Uscire dalla propria comfort zone accresce l’autostima, apre la mente e fornisce stimoli importanti per migliorarsi all’interno di una sfida con noi stessi, di una lotta per abbattere i limiti e superare barriere. Un fattore che, a mio avviso, ci tiene saldamente ancorati nel nostro “solco” è rappresentato dai nostri paradigmi, ovvero da quelle “costellazioni di concetti, percezioni, consuetudini e valori che creano una particolare visione della realtà”. In altre parole, osserviamo la realtà attraverso delle “lenti” che sono intrise dei nostri valori, delle nostre consuetudini, delle nostre esperienze. Cambiare significa in primo luogo mettere in discussione il nostro sostrato. Conoscere i paradigmi, non solo quelli individuali ma anche quelli organizzativi, è senza dubbio il primo passo per scardinarli. Oggi come oggi le organizzazioni complesse hanno la possibilità di cambiare davvero nella misura in cui i comportamenti individuali mutano, perché la somma dei comportamenti individuali darà vita all’atteggiamento aggregato dell’organizzazione intera.

Mutare a livello personale è da vivere come sfida, come viaggio che arricchisce, dal quale non si ritorna mai come si è partiti.

La metamorfosi individuale è dunque il primo step laddove si voglia portare un cambiamento anche in altri contesti, come in azienda ad esempio. Questa essendo orientata al mercato, scenario che non è mai uguale a se stesso, basato sull’incontro di una domanda e di un’offerta incredibilmente dinamiche, respira inevitabilmente l’aria inebriante del cambiamento. Un’azienda che vuole essere competitiva e che non vuole farsi inglobare dalle logiche di mercato ma vuole anche muoverle, deve essere in grado di effettuare un change management dove serve, un’inversione di rotta talvolta raddrizzando il tiro.

Negli ultimi 10 anni abbiamo assistito a uno stravolgimento senza precedenti del mondo come lo conoscevamo.
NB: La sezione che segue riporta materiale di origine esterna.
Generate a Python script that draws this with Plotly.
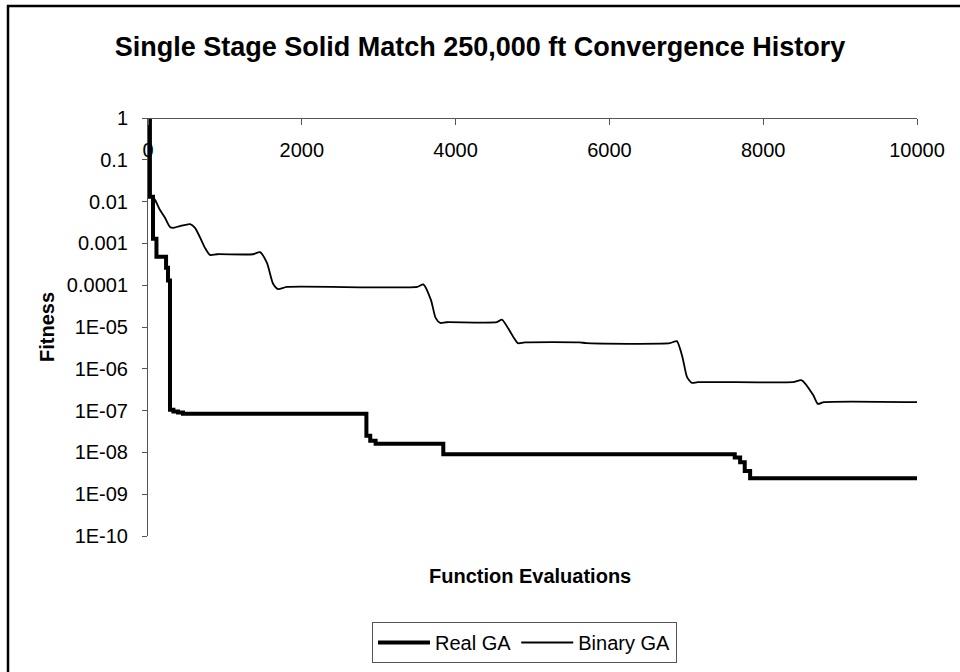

Tra i fattori più evidenti che contraddistinguono questo cambiamento vi sono l’innovazione tecnologica, la globalizzazione, il cambiamento climatico e conseguentemente l’attenzione verso la sostenibilità e la preservazione del Pianeta Terra. Siamo nell’epoca della disruption, della digitalizzazione e in questo contesto la Tecnologia ricopre sicuramente un ruolo driver, ridisegnando lo sviluppo dei processi e delle relazioni.

Oggi la società e la cultura nel suo complesso ci impongono a volte quasi di essere innovativi a tutti i costi, originali quasi all’estremo, out of the box spesso in modo esaperante; ma questo cambiamento, talvolta imposto per non restare indietro, non deve tradursi nell’essere una caricatura dello stesso. Bisogna puntare al nuovo, certo, non perdendo mai il focus su ciò che ci ha portati ad essere quello che siamo adesso: “fate come gli alberi: cambiate le foglie e conservate le radici. Cambiate le vostre idee ma conservate i vostri principi”, scriveva Victor Hugo, padre del Romanticismo francese.

Vorrei concludere a questo punto la mia riflessione con un pensiero di Robert Forst, poeta americano, che personalmente trovo molto emblematico e evocativo sul tema cambiamento:
“Due strade divergevano in un bosco d’autunno/ e dispiaciuto di non poterle percorrerle entrambe, /essendo un solo viaggiatore, a lungo indugiai / fissandone una, più lontano che potevo /fin dove si perdeva tra i cespugli. Lo racconterò con un sospiro da qualche parte tra molti anni:

due strade divergevano in un bosco ed io
io presi la meno battuta,
e questo ha fatto tutta la differenza.”

Quindi direi che “non c’è nulla di immutabile come l’esigenza di cambiare.”